The professor in the chair opposite of me starts talking, but after the first few sentences my mind trails of. The first line from the Doors' song "The End" starts wandering around my head and i think: "This must be how it feels like to die in a calm mood." Removed from oneself and somehow absent, a little bit relieved even. At what seem to be the right spots i nod or say "Mhm", "Yes" and "I understand.", even if i don't.
At the end of our "conversation", i shake the profs hand, turn around and start walking the mile back up, leaving behind the corpse of my student-self to be deposed of by some bureaucrat.

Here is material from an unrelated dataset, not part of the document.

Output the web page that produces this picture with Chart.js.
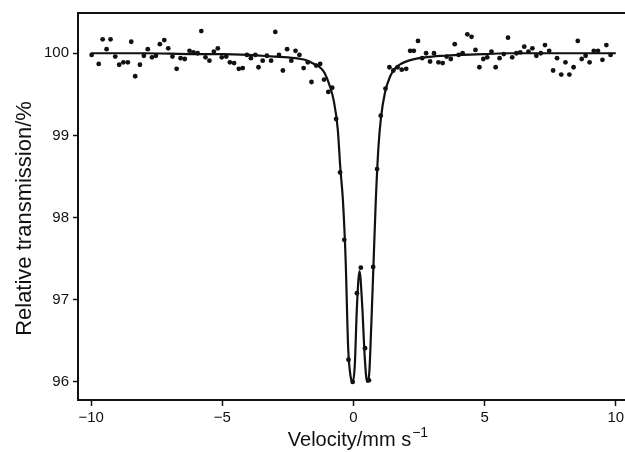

I'm not quite sure what i should do now. While getting angry or crying at first seem like viable options i decide against them in favour of walking around aimlessly. Revolving in my mind the question "What now?" seems to get bigger and bigger.
There is no plan B.
Eventually after an hour or so "The End" is replaced by "These boots are made for walkin' ". I'm still not sure, what i'll do, but i know i'll be able to move on. While i'm beginning to recover, a question pops into my head: "Why is it that you, a man born in the 1980s and not interested in music until the early years of the new millenium, come up with two songs of the mid-1960s?" and Bram Stokers true laughter pays me a visit.
I'm not fine, but nothing is forever and so - hopefully - i'll find my place.